While there is a view that the worst is over in the political risk sense, there remains a degree of concern, he adds. “What we have not seen yet is the emergence in any of the economies of a figure or political party putting forth a radical plan to solve the crisis, which would involve a fundamental change in political direction.

“Over the next two to three years there is a chance that we will see the emergence of a group or individual which will put forward a solution to a country’s financial problems and the resultant instability.”

Egger says as individual governments look to curb spending in areas such as welfare and transport infrastructure, the threat of civil and industrial disturbance will increase.
As governments look to control spending, the risk of a negative backlash is high, as people react to being made to foot the bill for governments bailing out the banks which caused the crisis in the first place.

“The situation varies a great deal from country to country,” Egger adds. The Eurozone has been hit hard but some economies are showing signs of recovery – most noticeably Brazil and China.”

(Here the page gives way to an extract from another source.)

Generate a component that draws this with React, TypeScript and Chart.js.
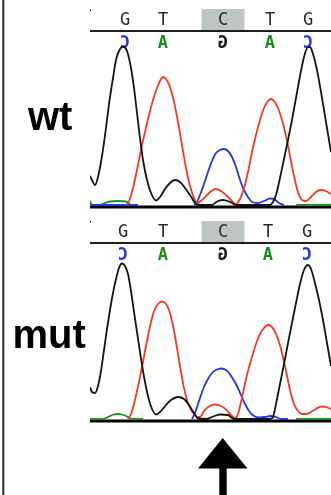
import React, { useEffect, useRef } from 'react';
import { Chart, registerables } from 'chart.js';
Chart.register(...registerables);

// ---------- base calls ----------
const baseLetters = ['G', 'T', 'C', 'T', 'G'];
// complementary bases, shown mirrored (reverse strand)
const complementLetters = ['C', 'A', 'G', 'A', 'C'];
const complementColors = ['#2236e8', '#168f16', '#111111', '#168f16', '#2236e8'];
const highlightIndex = 2;
const wtBaseScans = [35, 73, 133, 180, 218];
const mutBaseScans = [33, 73, 133, 178, 217];

// ---------- wt traces ----------
const wtBlackScans = [0, 2, 5, 8, 12, 16, 19, 23, 26, 29, 33, 37, 41, 44, 47, 50, 53, 57, 61, 66, 70, 75, 80, 85, 90, 95, 100, 106, 110, 122, 127, 133, 139, 146, 180, 183, 186, 190, 194, 198, 202, 206, 210, 214, 218, 220, 223, 227, 231, 236, 241];
const wtBlackSignal = [29, 25, 20, 28, 49, 77, 101, 127, 145, 154, 158.5, 154, 137, 117, 92, 67, 45, 25, 12, 4.5, 8, 16, 22, 25, 23, 17, 10, 1, 0, 0, 3.5, 5, 3.5, 0, 0, 3, 10, 27, 46, 65, 85, 107, 129, 148, 158, 158, 151, 135, 113, 83, 53];

const wtRedScans = [36, 39, 43, 47, 51, 55, 59, 63, 67, 70, 73, 76, 80, 84, 88, 92, 96, 100, 104, 107, 112, 117, 122, 126, 131, 137, 142, 146, 150, 154, 158, 162, 166, 170, 174, 178, 181, 184, 188, 192, 196, 200, 204, 208, 212, 216, 221, 226, 231, 236, 241];
const wtRedSignal = [0, 3.5, 17, 35, 55, 73, 90, 105, 117, 124, 128, 126, 118, 103, 83, 60, 37, 19, 7, 2, 5, 10, 14.5, 16, 14, 9, 4, 1, 6, 17, 33, 53, 70, 85, 97, 104, 106, 104, 97, 85, 69, 49, 29, 13, 5, 4, 8, 13, 15, 14, 11];

const wtBlueScans = [0, 48, 104, 104, 106, 110, 114, 118, 122, 126, 130, 134, 138, 142, 146, 150, 154, 158, 162, 168, 174, 180, 184, 189, 194];
const wtBlueSignal = [0, 0, null, 0, 1, 10, 21, 33, 44, 52, 55, 56, 54, 48, 38, 25, 15, 8, 3, 2, 4, 6.5, 6, 2, 0];

const wtGreenScans = [0, 2, 10, 15, 20, 28, 36, 41, 46, 206, 206, 241];
const wtGreenSignal = [4, 0, 0, 2, 3.5, 4, 3.5, 0, 0, null, 0, 0];

// ---------- mut traces ----------
const mutBlackScans = [0, 2, 5, 8, 11, 14, 17, 20, 23, 26, 29, 32, 35, 38, 41, 44, 47, 50, 53, 56, 59, 62, 66, 70, 76, 81, 88, 94, 99, 104, 108, 116, 122, 130, 138, 144, 180, 183, 186, 190, 194, 198, 202, 206, 210, 214, 218, 221, 225, 229, 233, 237, 241];
const mutBlackSignal = [32, 27, 26, 33, 48, 69, 90, 109, 126, 140, 151, 155.5, 153, 145, 128, 107, 87, 67, 48, 32, 19, 10, 4.5, 7, 14, 19, 22, 20, 14, 6, 0.5, 0, 2, 4.5, 4, 0, 0, 2, 15, 35, 55, 76, 96, 116, 135, 149, 154, 150, 136, 119, 99, 76, 53];

const mutRedScans = [38, 41, 44, 47, 50, 53, 56, 59, 62, 65, 68, 72, 76, 79, 82, 85, 88, 91, 94, 97, 100, 104, 108, 110, 114, 119, 125, 131, 136, 141, 145, 148, 151, 154, 158, 162, 166, 170, 174, 178, 181, 184, 188, 192, 196, 200, 204, 208, 212, 216, 221, 226, 231, 236, 241];
const mutRedSignal = [0, 5, 15, 28, 42, 57, 73, 88, 101, 110, 115, 117.5, 115, 109, 98, 83, 65, 47, 31, 19, 11, 5, 2, 2, 8, 12.5, 14.5, 13, 9.5, 4, 1, 5, 17, 31, 48, 62, 75, 85, 91, 94, 93, 89, 80, 66, 48, 29, 15, 8, 5, 5, 7, 10, 12.5, 12, 10];

const mutBlueScans = [102, 105, 108, 111, 114, 118, 122, 126, 131, 135, 139, 143, 147, 151, 155, 159, 164, 169, 175, 180, 186, 191, 198];
const mutBlueSignal = [0, 6, 15, 24, 32, 40, 46, 49, 50.5, 49.5, 46, 40, 33, 24, 15, 8, 3, 1.5, 2, 3, 2, 0, 0];

const mutGreenScans = [0, 10, 16, 20, 24, 28, 32, 36, 40, 44, 53, 206, 206, 241];
const mutGreenSignal = [0, 0, 1, 3, 4.5, 5, 4.5, 3, 1, 0, 0, null, 0, 0];

const BLACK = '#141414';
const RED = '#f43a22';
const BLUE = '#2236e8';
const GREEN = '#1a961a';

type Trace = { scans: number[]; signal: (number | null)[]; color: string; order: number };

const wtTraces: Trace[] = [
  { scans: wtBlackScans, signal: wtBlackSignal, color: BLACK, order: 0 },
  { scans: wtRedScans, signal: wtRedSignal, color: RED, order: 1 },
  { scans: wtBlueScans, signal: wtBlueSignal, color: BLUE, order: 2 },
  { scans: wtGreenScans, signal: wtGreenSignal, color: GREEN, order: 3 },
];
const mutTraces: Trace[] = [
  { scans: mutBlackScans, signal: mutBlackSignal, color: BLACK, order: 0 },
  { scans: mutRedScans, signal: mutRedSignal, color: RED, order: 1 },
  { scans: mutBlueScans, signal: mutBlueSignal, color: BLUE, order: 2 },
  { scans: mutGreenScans, signal: mutGreenSignal, color: GREEN, order: 3 },
];

function toPoints(scans: number[], signal: (number | null)[]) {
  return scans.map((x, i) => ({ x, y: signal[i] }));
}

function headerPlugin(baseScans: number[]) {
  return {
    id: 'header',
    beforeDatasetsDraw(chart: any) {
      const { ctx, chartArea, scales } = chart;
      const xs = scales.x;
      const ys = scales.y;
      const w = chartArea.right - chartArea.left;
      ctx.save();
      // highlighted base box
      const hx = xs.getPixelForValue(baseScans[highlightIndex]);
      ctx.fillStyle = '#bec5c5';
      ctx.fillRect(hx - 21.5, 9, 43, 21);
      // tiny mark at left
      ctx.fillStyle = '#444';
      ctx.fillRect(chartArea.left, 9, 1, 2);
      // base letters
      ctx.font = '17px "DejaVu Sans Mono"';
      ctx.textAlign = 'center';
      ctx.textBaseline = 'alphabetic';
      ctx.fillStyle = '#2a2a2a';
      baseLetters.forEach((l, i) => ctx.fillText(l, xs.getPixelForValue(baseScans[i]), 25));
      // separator line
      ctx.fillStyle = '#1e1e1e';
      ctx.fillRect(chartArea.left, 30, w, 2);
      // complement letters, mirrored
      ctx.font = 'bold 17px "DejaVu Sans Mono"';
      complementLetters.forEach((g, i) => {
        ctx.save();
        ctx.translate(xs.getPixelForValue(baseScans[i]), 48);
        ctx.scale(-1, 1);
        ctx.fillStyle = complementColors[i];
        ctx.fillText(g, 0, 0);
        ctx.restore();
      });
      // thick baseline
      const by = ys.getPixelForValue(-2);
      ctx.fillStyle = '#000';
      ctx.fillRect(chartArea.left, by - 1.5, w, 3);
      ctx.restore();
    },
  };
}

function Panel({ traces, baseScans, top, yMin, yMax }: { traces: Trace[]; baseScans: number[]; top: number; yMin: number; yMax: number }) {
  const ref = useRef<HTMLCanvasElement>(null);
  useEffect(() => {
    const chart = new Chart(ref.current as HTMLCanvasElement, {
      type: 'line',
      data: {
        datasets: traces.map((t) => ({
          data: toPoints(t.scans, t.signal) as any,
          borderColor: t.color,
          borderWidth: 1.8,
          pointRadius: 0,
          fill: false,
          cubicInterpolationMode: 'monotone' as const,
          spanGaps: false,
          order: t.order,
        })),
      },
      options: {
        animation: false,
        responsive: false,
        events: [],
        layout: { padding: 0 },
        scales: {
          x: { type: 'linear', min: 0, max: 241, display: false },
          y: { type: 'linear', min: yMin, max: yMax, display: false },
        },
        plugins: { legend: { display: false }, tooltip: { enabled: false } },
      },
      plugins: [headerPlugin(baseScans)],
    });
    return () => chart.destroy();
  }, []);
  return (
    <canvas
      ref={ref}
      width={241}
      height={212}
      style={{ position: 'absolute', left: 90, top, width: 241, height: 212 }}
    />
  );
}

export default function App() {
  return (
    <div style={{ position: 'absolute', left: 0, top: 0, width: 331, height: 495, background: '#fff', overflow: 'hidden' }}>
      <Panel traces={wtTraces} baseScans={wtBaseScans} top={0} yMin={-7} yMax={205} />
      <Panel traces={mutTraces} baseScans={mutBaseScans} top={212} yMin={-5} yMax={207} />
      <svg width={331} height={495} style={{ position: 'absolute', left: 0, top: 0, pointerEvents: 'none' }}>
        <rect x={2.3} y={0} width={2} height={495} fill="#2b2b2b" />
        <text x={28} y={130} fontFamily="'Liberation Sans', Arial, sans-serif" fontWeight="bold" fontSize={40} fill="#000">wt</text>
        <text x={12.5} y={348} fontFamily="'Liberation Sans', Arial, sans-serif" fontWeight="bold" fontSize={40} fill="#000">mut</text>
        <polygon points="222.7,438 198,468.5 247.5,468.5" fill="#000" />
        <rect x={219.3} y={468} width={7.4} height={27} fill="#000" />
      </svg>
    </div>
  );
}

Peter Merton, deputy marine and specialty risk underwriter on Kiln’s Syndicate 510 and a political risk specialist, says the market has seen greater interest in recent times, and that appetite and capacity is keeping pace in the underwriting community.
“Political risk is a discretionary purchase and as such it always tends to be one of those products that sees a rise in demand when the barn is already on fire, so to speak,” he adds. “It has been a fairly torrid time on the financial and trade credit side of the market, for obvious reasons. We have certainly seen an increase in enquiries and while underwriters will offer cover in most cases, they are certainly being a little more cautious.

The civil disorder which took place in the Thai capital of Bangkok earlier this year resulted in losses in the political risk market, he comments, though since the Thai insurance office declared events as acts of terrorism, much of these costs will be assumed by the insurance market.

Merton believes that the financial crisis has led underwriters to take a much longer term view in the prospects for political risk.

“It would be foolish to think that it is all rosy now. Very often you see a political risk issue start in one country then spread across a whole region.”

Merton adds there is still capacity for the more traditional political risk products to cover government nationalisation and civil disruption.


Director of political risk for Aon Risk Solutions in Madrid, Mariano Viale Guerrero, says there has been a sharp rise in interest in political risk products among some financial institutions as they seek to find ways to mitigate investment risks.

The fear for those economies which have been hit hardest by the financial crisis is the ongoing potential for problems. “With the downturn, the threat of key triggers for political risk such as restricted access to welfare services and food supplies, increases,” explains Guerrero. “Though there is capacity in the market, underwriters are taking a more careful and thoughtful approach to risks.”


Political risk underwriter at Talbot and deputy chairman of the Lloyd’s Market Association’s Political Risk panel, James Banford, says the trade credit side of the market remains tough with underwriting capacity tight in countries where there are high aggregations of risk.

“Towards the end of last year, we started to see an increase in the volumes of trade and therefore the demand for capacity as the financial markets started to recover from the events of 2008. This was helped by a rise in commodity prices which has encouraged the flow of trade.”

Banford explains that this prompted the demand for cover as banks became reluctant to lend. “The financial climate has changed quite significantly in terms of the way deals have been constructed,” says Banford. “They are now less complex, often for shorter tenures and with tighter controls in place.”

He says underwriters are now examining the level of the risk they will place in certain countries which are seen as having a high risk of further economic problems.
“Aggregation is an issue and if there is a high aggregation of risk then underwriters will charge higher rates for the capacity they are willing to provide,” he adds.